PERCY: The odd thing I’ve noticed is that while of course the South is more and more indistinguishable from the rest of the country (Atlanta, for example, which has become one of the three or four megalopolises of the U.S., is in fact, I’m told by blacks, their favorite American city), the fact is that as Faulkner said fifty years ago, as soon as you cross the Mason-Dixon line, you still know it. This, after fifty years of listening to the same radio and watching millions of hours of Barnaby Jones. I don’t know whether it’s the heat or a certain lingering civility but people will slow down on interstates to let you get in traffic. Strangers speak in post offices, hold doors for each other without being thought queer or running a con game or making a sexual advance. I could have killed the last cab driver I had in New York. Ask Eudora Welty, she was in the same cab.
I think that’s still true — that there is something distinct about the South, even today. But what? You still know it when you’re here and not there, but why?

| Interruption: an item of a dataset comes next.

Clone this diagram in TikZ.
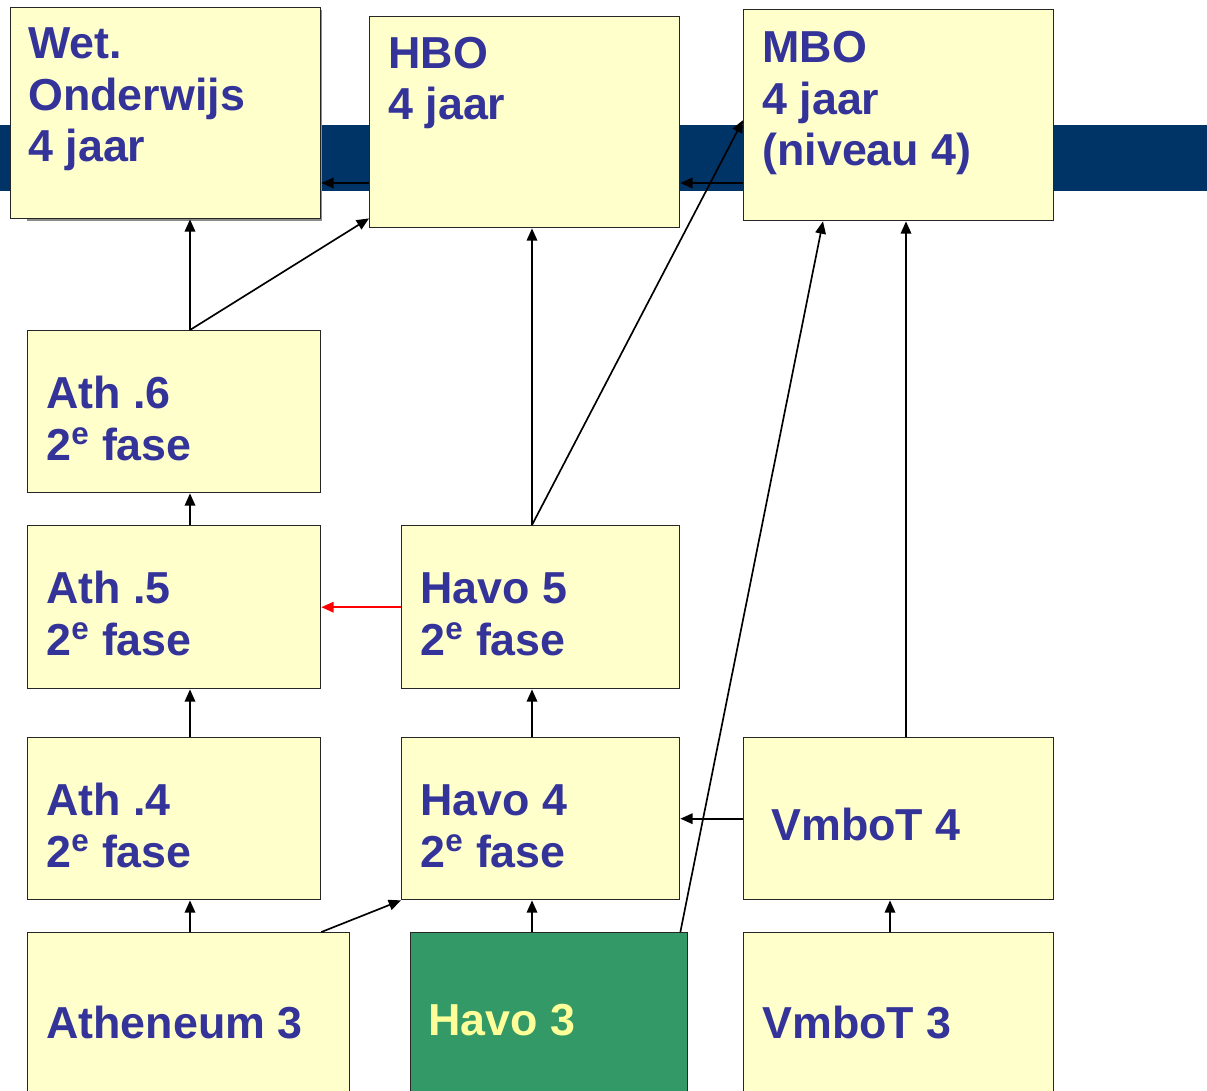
\documentclass[tikz,border=0pt]{standalone}
\usepackage{fontspec}
\setmainfont{Liberation Sans}
\usepackage{xcolor}
\usetikzlibrary{positioning,calc,arrows.meta}

\definecolor{boxfill}{RGB}{255,255,204}
\definecolor{txtblue}{RGB}{51,51,153}
\definecolor{band}{RGB}{0,51,102}
\definecolor{havogreen}{RGB}{51,153,102}
\definecolor{havotxt}{RGB}{255,255,153}

\tikzset{
	box/.style={draw=black!85, line width=0.8pt, fill=boxfill, anchor=north west, inner sep=0pt},
	lbl/.style={anchor=base west, inner sep=0pt, align=left, text=txtblue, font=\fontsize{25.5}{29.5}\selectfont\bfseries},
	arr/.style={-{Triangle[length=7pt,width=6pt]}, line width=0.95pt}
}

\begin{document}
\begin{tikzpicture}[x=0.02cm, y=-0.02cm]
	\clip (0,0) rectangle (1207,1091);
	\fill[band] (0,125) rectangle (1207,191);

	\coordinate (ca) at (190,0);
	\coordinate (cb) at (532,0);
	\coordinate (cc) at (906,0);
	\coordinate (cd) at (823,0);
	\coordinate (ce) at (890,0);
	\coordinate (rowtop) at (0,183);

	\fill[black!45] (27,10) rectangle (322,221);
	\node[box, minimum width=6.2cm, minimum height=4.22cm] (wet) at (10,7) {};
	\node[box, minimum width=6.2cm, minimum height=4.22cm] (hbo) at (369,16) {};
	\node[box, minimum width=6.2cm, minimum height=4.22cm] (mbo) at (743,9) {};

	\node[box, minimum width=5.86cm, minimum height=3.24cm] (ath6) at (27,330) {};
	\node[box, minimum width=5.86cm, minimum height=3.26cm] (ath5) at (27,525) {};
	\node[box, minimum width=5.56cm, minimum height=3.26cm] (havo5) at (401,525) {};
	\node[box, minimum width=5.86cm, minimum height=3.24cm] (ath4) at (27,737) {};
	\node[box, minimum width=5.56cm, minimum height=3.24cm] (havo4) at (401,737) {};
	\node[box, minimum width=6.2cm, minimum height=3.24cm] (vmbo4) at (743,737) {};
	\node[box, minimum width=6.44cm, minimum height=3.6cm] (ath3) at (27,932) {};
	\node[box, fill=havogreen, minimum width=5.54cm, minimum height=3.6cm] (havo3) at (410,932) {};
	\node[box, minimum width=6.2cm, minimum height=3.6cm] (vmbo3) at (743,932) {};

	\node[lbl] (wettxt) at (28,162) {Wet.\\Onderwijs\\4 jaar};
	\node[lbl] (hbotxt) at (388,120) {HBO\\4 jaar};
	\node[lbl] (mbotxt) at (762,166) {MBO\\4 jaar\\(niveau 4)};
	\node[lbl] (ath6txt) at (46,460) {Ath .6\\2\textsuperscript{e} fase};
	\node[lbl] (ath5txt) at (46,655) {Ath .5\\2\textsuperscript{e} fase};
	\node[lbl] (havo5txt) at (420,655) {Havo 5\\2\textsuperscript{e} fase};
	\node[lbl] (ath4txt) at (46,867) {Ath .4\\2\textsuperscript{e} fase};
	\node[lbl] (havo4txt) at (420,867) {Havo 4\\2\textsuperscript{e} fase};
	\node[lbl] (vmbo4txt) at (771,840) {VmboT 4};
	\node[lbl] (ath3txt) at (46,1038) {Atheneum 3};
	\node[lbl, text=havotxt] (havo3txt) at (428,1035) {Havo 3};
	\node[lbl] (vmbo3txt) at (762,1038) {VmboT 3};

	\draw[arr] (hbo.west |- rowtop) -- (wet.east |- rowtop);
	\draw[arr] (mbo.west |- rowtop) -- (hbo.east |- rowtop);
	\draw[arr] (ath6.north -| ca) -- (wet.south -| ca);
	\draw[arr] (ath6.north -| ca) -- ($(hbo.south west)+(0,-10)$);
	\draw[arr] (havo5.north -| cb) -- (hbo.south -| cb);
	\draw[arr] (havo5.north -| cb) -- ($(mbo.west)+(0,5)$);
	\draw[arr] (ath5.north -| ca) -- (ath6.south -| ca);
	\draw[arr, red] (havo5.west) -- (ath5.east);
	\draw[arr] (ath4.north -| ca) -- (ath5.south -| ca);
	\draw[arr] (havo4.north -| cb) -- (havo5.south -| cb);
	\draw[arr] (vmbo4.west) -- (havo4.east);
	\draw[arr] (vmbo4.north -| cc) -- (mbo.south -| cc);
	\draw[arr] ($(havo3.north east)+(-8,0)$) -- (mbo.south -| cd);
	\draw[arr] (ath3.north -| ca) -- (ath4.south -| ca);
	\draw[arr] (ath3.north -| ath4.east) -- (havo4.south west);
	\draw[arr] (havo3.north -| cb) -- (havo4.south -| cb);
	\draw[arr] (vmbo3.north -| ce) -- (vmbo4.south -| ce);
\end{tikzpicture}
\end{document}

I don’t think it makes much sense to say that there is a single Southern sensibility, but rather Southern sensibilities. Florence King famously distinguished between the South of horses, tobacco, and Episcopalians, and the South of mules, cotton, and Baptists. Black Southerners, obviously, have a different view on things than white Southerners, and there are class and regional variations among those groups. The race issue is still very real, though it’s significantly different than it was in the 1960s. Even here in my town, there are people whose experience of the South are rather distinct. For example, the hunting club South is not the same thing as the golf course South, though some men may partake of both. Northerners tend to have this idea that Southerners grow up knowing all about the Civil War. I live a stone’s throw away from my town’s Confederate soldier monument, but I don’t know much about the Civil War, and I’m pretty sure most people of my generation don’t either. For better and for worse, television and mass culture washed away a lot of our particularity.
And yet, things are different here. I’ve said in this space before that one thing I noticed when I left the South at age 25 and moved to Washington, DC, is how my Southern friends and I would get together at bars or parties and start telling stories about back home, and our pals from the West, Midwest, and Northeast would listen in astonishment, assuming that we must be making it all up. But we weren’t, or if any of us were, the stories were entirely plausible. We had all seen it before.

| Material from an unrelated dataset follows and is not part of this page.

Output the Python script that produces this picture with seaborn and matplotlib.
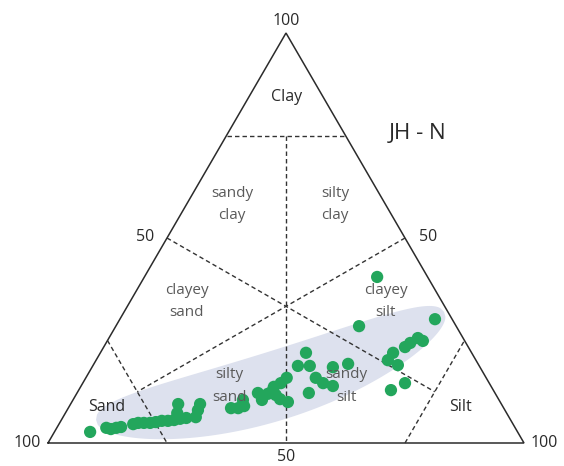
import numpy as np
import pandas as pd
import matplotlib
matplotlib.use("Agg")
import matplotlib.pyplot as plt
import seaborn as sns
from matplotlib.patches import Polygon

# Grain-size composition of the JH - N samples (percent)
sand = [89.8, 85.9, 85.1, 83.8, 82.7, 79.8, 78.6, 77.4, 76.1, 74.8,
        73.4, 72.1, 70.7, 69.3, 67.9, 69.2, 67.9, 63.3, 64.5, 65.8,
        57.3, 55.8, 54.3, 53.8, 49.8, 49.8, 47.8, 45.7, 46.3, 43.8,
        41.9, 45.9, 44.6, 46.3, 38.1, 34.8, 35.6, 35.8, 34.9, 33.2,
        30.9, 27.3, 39.1, 20.4, 10.6, 18.5, 16.5, 17.0, 13.3, 11.7,
        9.5, 8.8, 3.6, 17.7, 21.5]
silt = [7.5, 10.4, 11.5, 12.5, 13.4, 15.6, 16.5, 17.7, 19.0, 20.1,
        21.2, 22.5, 23.7, 24.8, 22.6, 23.5, 26.0, 27.2, 27.5, 27.9,
        34.2, 35.7, 36.7, 35.7, 38.0, 39.7, 40.2, 40.6, 42.0, 41.6,
        42.2, 43.4, 45.4, 40.8, 43.1, 43.2, 45.6, 48.3, 50.5, 52.9,
        50.6, 53.4, 48.7, 51.1, 48.9, 61.3, 61.5, 64.0, 63.3, 63.9,
        64.9, 66.3, 66.2, 67.7, 65.6]
clay = [2.7, 3.7, 3.4, 3.7, 3.9, 4.6, 4.9, 4.9, 4.9, 5.1,
        5.4, 5.4, 5.6, 5.9, 9.5, 7.3, 6.1, 9.5, 8.0, 6.3,
        8.5, 8.5, 9.0, 10.5, 12.2, 10.5, 12.0, 13.7, 11.7, 14.6,
        15.9, 10.7, 10.0, 12.9, 18.8, 22.0, 18.8, 15.9, 14.6, 13.9,
        18.5, 19.3, 12.2, 28.5, 40.5, 20.2, 22.0, 19.0, 23.4, 24.4,
        25.6, 24.9, 30.2, 14.6, 12.9]

# Shepard classes: label and the (sand, silt, clay) point where it sits
class_labels = ["Clay", "sandy\nclay", "silty\nclay", "clayey\nsand",
                "clayey\nsilt", "silty\nsand", "sandy\nsilt", "Sand", "Silt"]
class_sand = [7.6, 32.3, 10.6, 53.5, 11.7, 54.9, 30.4, 83.2, 9.0]
class_silt = [8.0, 9.6, 31.3, 11.9, 53.7, 31.2, 55.7, 8.0, 82.2]
class_clay = [84.4, 58.1, 58.1, 34.6, 34.6, 13.9, 13.9, 8.8, 8.8]
class_major = ["Clay", "Sand", "Silt"]

# Class boundaries as (sand, silt, clay) start/end pairs
boundaries = [
    ((25, 0, 75), (0, 25, 75)),          # clay corner
    ((12.5, 12.5, 75), (50, 50, 0)),     # sandy / silty split
    ((50, 0, 50), (12.5, 75, 12.5)),     # from clay-sand midpoint
    ((0, 50, 50), (75, 12.5, 12.5)),     # from clay-silt midpoint
    ((75, 0, 25), (75, 25, 0)),          # sand corner
    ((25, 75, 0), (0, 75, 25)),          # silt corner
]

H = np.sqrt(3) / 2


def to_xy(sa, si, cl):
    sa, si, cl = (np.asarray(v, dtype=float) for v in (sa, si, cl))
    tot = sa + si + cl
    si, cl = si / tot, cl / tot
    return si + cl / 2, cl * H


sns.set_style("white")
plt.rcParams["font.family"] = ["Open Sans", "DejaVu Sans"]

fig = plt.figure(figsize=(5.64, 4.66), dpi=100)
ax = fig.add_axes([0, 0, 1, 1])
ax.set_xlim(-48 / 476, 516 / 476)
ax.set_ylim(-23 / 473.4, 443 / 473.4)
ax.axis("off")

# Sample envelope: a bent, tapered band along the sample trend
P0 = np.array([0.101, 0.049])
P1 = np.array([0.487, 0.078])
P2 = np.array([0.832, 0.277])
t = np.linspace(0, 1, 300)[:, None]
centre = (1 - t) ** 2 * P0 + 2 * t * (1 - t) * P1 + t ** 2 * P2
deriv = 2 * (1 - t) * (P1 - P0) + 2 * t * (P2 - P1)
normal = np.column_stack([-deriv[:, 1], deriv[:, 0]])
normal /= np.linalg.norm(normal, axis=1, keepdims=True)
half = 0.073 * (1 - (2 * t[:, 0] - 1) ** 2) ** 0.45
upper = centre + normal * half[:, None]
lower = centre - normal * half[:, None]
band = Polygon(np.vstack([upper, lower[::-1]]), closed=True,
               facecolor="#dde1ee", edgecolor="none", zorder=1)
ax.add_patch(band)

# Triangle outline
vx, vy = to_xy([100, 0, 0, 100], [0, 100, 0, 0], [0, 0, 100, 0])
ax.plot(vx, vy, color="#2b2b2b", lw=1.1, zorder=2, solid_joinstyle="miter")

# Class boundaries
for a, b in boundaries:
    bx, by = to_xy(*zip(a, b))
    ax.plot(bx, by, color="#333333", lw=1.0, ls=(0, (3.2, 2.2)), zorder=2)

# Samples
px, py = to_xy(sand, silt, clay)
df = pd.DataFrame({"x": px, "y": py})
sns.scatterplot(data=df, x="x", y="y", color="#23a65c", s=78,
                edgecolor="none", linewidth=0, legend=False, ax=ax, zorder=3)
ax.set_xlabel("")
ax.set_ylabel("")

# Class names
lx, ly = to_xy(class_sand, class_silt, class_clay)
for lab, x, y in zip(class_labels, lx, ly):
    major = lab in class_major
    ax.text(x, y, lab, ha="center", va="center",
            fontsize=11.5 if major else 11,
            color="#2a2a2a" if major else "#5a5a5a",
            linespacing=1.65, zorder=4)

# Edge values
tick_kw = dict(fontsize=11.5, color="#2a2a2a", textcoords="offset points",
               zorder=4)
tx, ty = to_xy([0], [0], [100])
ax.annotate("100", (tx[0], ty[0]), xytext=(0, 3), ha="center", va="bottom", **tick_kw)
tx, ty = to_xy([100], [0], [0])
ax.annotate("100", (tx[0], ty[0]), xytext=(-5, 0), ha="right", va="center", **tick_kw)
tx, ty = to_xy([0], [100], [0])
ax.annotate("100", (tx[0], ty[0]), xytext=(5, 0), ha="left", va="center", **tick_kw)
tx, ty = to_xy([50], [50], [0])
ax.annotate("50", (tx[0], ty[0]), xytext=(0, -4.5), ha="center", va="top", **tick_kw)
tx, ty = to_xy([50], [0], [50])
ax.annotate("50", (tx[0], ty[0]), xytext=(-9, 1), ha="right", va="center", **tick_kw)
tx, ty = to_xy([0], [50], [50])
ax.annotate("50", (tx[0], ty[0]), xytext=(10, 1), ha="left", va="center", **tick_kw)

# Site name
ax.text(0.777, 0.653, "JH - N", ha="center", va="center", fontsize=16,
        color="#2a2a2a", zorder=4)

fig.savefig("out.png", dpi=100)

I’ve taken pleasure in every place I’ve lived in the US, but the older I grew, the more I found myself feeling like a displaced person. I never imagined that I would move back to the South, but I thought about the South a lot. I loved it sometimes and I hated it other times, but I couldn’t get it out of my system. Here’s the thing: I could list the things that I missed about the South, but what I really missed about the South was not the sum total of that list. But what was it?
I think I finally figured it out today, when thinking about why, even though I’ve lived in many good non-Southern places, none of them really felt like home. I never quite got used to the literal nature of the people among whom I’ve lived in other parts of the country. Don’t misread me: that’s not a criticism, but it is a distinction I’ve observed. The Southern mind is so much more poetical. Southerners don’t expect 2 + 2 + 4 to add up to 8, at least not all the time. And that’s okay. It’s a violent region, and a region of great poverty. But it’s also a region of intense humanity and powerful grace. Life here seems so vivid, like something you’d read about in a story. With Midwesterners, what you see is what you get. Not with us. The mystery and dream logic of life here appeals to me, though I wonder if I would love it so if I hadn’t been raised with it. Anyway, I fit in that world, and in that worldview, in a way I didn’t quite fit anywhere else.
We had a lovely thread here a while back in which New Englanders talked about the things they loved about their region. Though I’ve never lived in New England, and scarcely even visited it, it was a pleasure for me to read people who have writing about their passion for the place. If Southerners want to do that here, that’s fine by me. But what I’d really like to know is what Southerners today think defines the sensibility of our region. Is there some unifying thread tying together the various sensibilities? I know this is a difficult question; there are distinct differences between the people from northern Louisiana and the people from southern Louisiana, and they don’t all have to do with the Catholic vs. Protestant thing. Still, nobody would mistake any of us for Minnesotans. What do you non-Southerners notice about the Southern people you know and spend time around? I’m not talking about politics (so please don’t!), but more general aspects of their character and way of thinking and moving through the world. Help me figure out what makes Southerners in 2012 distinct from other Americans.
To repeat: I’m not interested in reading people’s complaining, but rather in thoughtful critical analysis. If you just want to take cheap potshots at the South or Southerners, don’t bother.